**DIRECTIONS**
Return the lines from the line containing "Output the Python" through the line containing "s.set_linewidth(1.1)" exactly. No other line should appear in the answer.

-- START MATERIAL SHOWN --

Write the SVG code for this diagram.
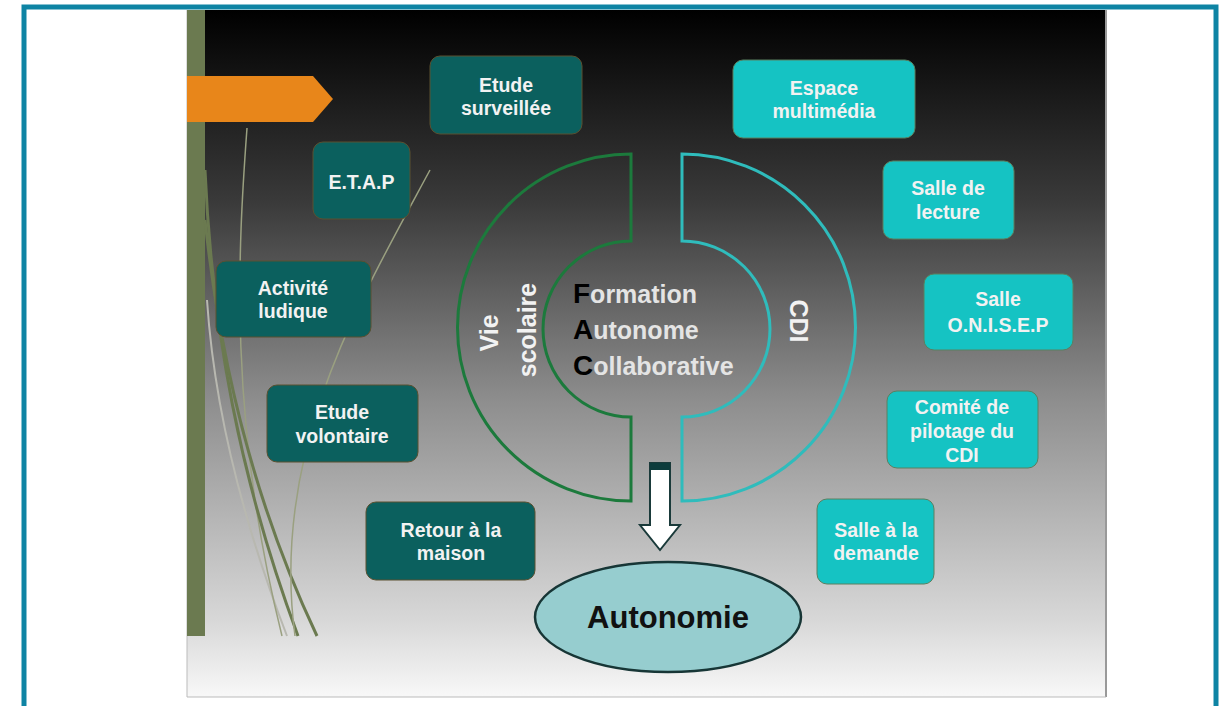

-- END MATERIAL SHOWN --
-- START MATERIAL SHOWN --

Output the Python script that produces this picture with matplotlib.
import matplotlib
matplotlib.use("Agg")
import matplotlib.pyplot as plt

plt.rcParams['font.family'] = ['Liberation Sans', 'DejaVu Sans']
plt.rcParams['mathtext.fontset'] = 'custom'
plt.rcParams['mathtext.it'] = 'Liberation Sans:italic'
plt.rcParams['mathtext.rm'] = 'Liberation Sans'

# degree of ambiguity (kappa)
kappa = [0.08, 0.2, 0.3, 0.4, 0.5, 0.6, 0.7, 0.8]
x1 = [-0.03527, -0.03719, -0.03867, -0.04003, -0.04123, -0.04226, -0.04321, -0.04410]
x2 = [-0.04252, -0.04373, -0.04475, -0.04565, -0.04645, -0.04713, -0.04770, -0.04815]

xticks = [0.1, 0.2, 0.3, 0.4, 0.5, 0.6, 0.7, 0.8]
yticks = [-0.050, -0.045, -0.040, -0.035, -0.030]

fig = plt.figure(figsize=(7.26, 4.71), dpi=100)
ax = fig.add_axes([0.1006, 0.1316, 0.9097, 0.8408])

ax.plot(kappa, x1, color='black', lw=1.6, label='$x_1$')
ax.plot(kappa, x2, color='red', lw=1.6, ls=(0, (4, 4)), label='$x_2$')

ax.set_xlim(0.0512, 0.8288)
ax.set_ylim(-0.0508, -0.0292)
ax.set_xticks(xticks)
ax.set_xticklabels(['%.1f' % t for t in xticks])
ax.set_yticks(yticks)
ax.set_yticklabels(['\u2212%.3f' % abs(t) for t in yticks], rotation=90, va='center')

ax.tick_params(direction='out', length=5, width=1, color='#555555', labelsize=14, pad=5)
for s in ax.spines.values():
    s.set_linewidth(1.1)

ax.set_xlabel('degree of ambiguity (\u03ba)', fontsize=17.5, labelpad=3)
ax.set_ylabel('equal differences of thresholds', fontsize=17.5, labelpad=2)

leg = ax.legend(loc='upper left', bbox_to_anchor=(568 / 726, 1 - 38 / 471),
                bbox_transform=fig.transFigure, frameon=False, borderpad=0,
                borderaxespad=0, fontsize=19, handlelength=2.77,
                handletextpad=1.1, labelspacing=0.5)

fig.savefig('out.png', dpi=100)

-- END MATERIAL SHOWN --

**COMPLETE OUTPUT**
Output the Python script that produces this picture with matplotlib.
import matplotlib
matplotlib.use("Agg")
import matplotlib.pyplot as plt

plt.rcParams['font.family'] = ['Liberation Sans', 'DejaVu Sans']
plt.rcParams['mathtext.fontset'] = 'custom'
plt.rcParams['mathtext.it'] = 'Liberation Sans:italic'
plt.rcParams['mathtext.rm'] = 'Liberation Sans'

# degree of ambiguity (kappa)
kappa = [0.08, 0.2, 0.3, 0.4, 0.5, 0.6, 0.7, 0.8]
x1 = [-0.03527, -0.03719, -0.03867, -0.04003, -0.04123, -0.04226, -0.04321, -0.04410]
x2 = [-0.04252, -0.04373, -0.04475, -0.04565, -0.04645, -0.04713, -0.04770, -0.04815]

xticks = [0.1, 0.2, 0.3, 0.4, 0.5, 0.6, 0.7, 0.8]
yticks = [-0.050, -0.045, -0.040, -0.035, -0.030]

fig = plt.figure(figsize=(7.26, 4.71), dpi=100)
ax = fig.add_axes([0.1006, 0.1316, 0.9097, 0.8408])

ax.plot(kappa, x1, color='black', lw=1.6, label='$x_1$')
ax.plot(kappa, x2, color='red', lw=1.6, ls=(0, (4, 4)), label='$x_2$')

ax.set_xlim(0.0512, 0.8288)
ax.set_ylim(-0.0508, -0.0292)
ax.set_xticks(xticks)
ax.set_xticklabels(['%.1f' % t for t in xticks])
ax.set_yticks(yticks)
ax.set_yticklabels(['\u2212%.3f' % abs(t) for t in yticks], rotation=90, va='center')

ax.tick_params(direction='out', length=5, width=1, color='#555555', labelsize=14, pad=5)
for s in ax.spines.values():
    s.set_linewidth(1.1)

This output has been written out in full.